The play today, To Kill a Mockingbird is familiar to most people. It is based on the book by the same name. It is a story with two interwoven threads. One, a single father is raising two children in an Alabama town in the middle of the Great Depression. The second thread is way African Americans were treated in the legal system during the same time. The play is actually a flashback by the daughter of the single father remembering her childhood. She narrates the play and keeps it moving throughout. The basic plot is that a black man is accused of rape of a white girl. The single father is an attorney and agrees to represent the black man at his trial. The children are swept up in the father’s work because most of the townspeople don’t want him representing the black man. During the trial, the father presents his case that it was not his client that is guilty, but the victim’s father. Indeed, it becomes clear that he is innocent, but the town is a place where public opinion is dominated by prejudice.
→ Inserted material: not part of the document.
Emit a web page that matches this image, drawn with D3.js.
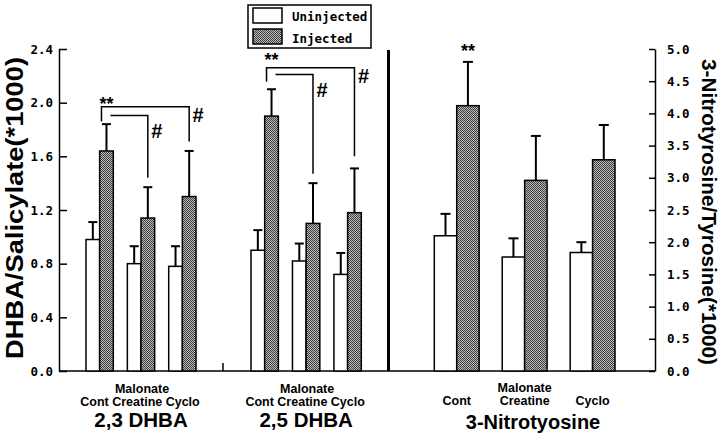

From the trial’s conclusion and the ensuing months, the children learn a lot from their father, the townspeople and a mysterious neighbor. The narrator ends the play looking back with gratitude, and recalling her Father’s advice that “you never really know a man until you stand in his shoes and walk around in them.”
Before we went to the play, we had the orientation and had to include a picture of the watch and rings!
The next morning, we walked, had breakfast and then went to literary seminar and the actors seminar. We drove up to Parowan, which is called The Mother City of southern Utah. It was the first settlement that Joseph Smith sent those who were “called” to go there.
We saw petrographs that were inscribed on the rocks by earlier civilizations.
We had a wonderful hamburger, onion rings and peach cobbler…sorry, no pictures.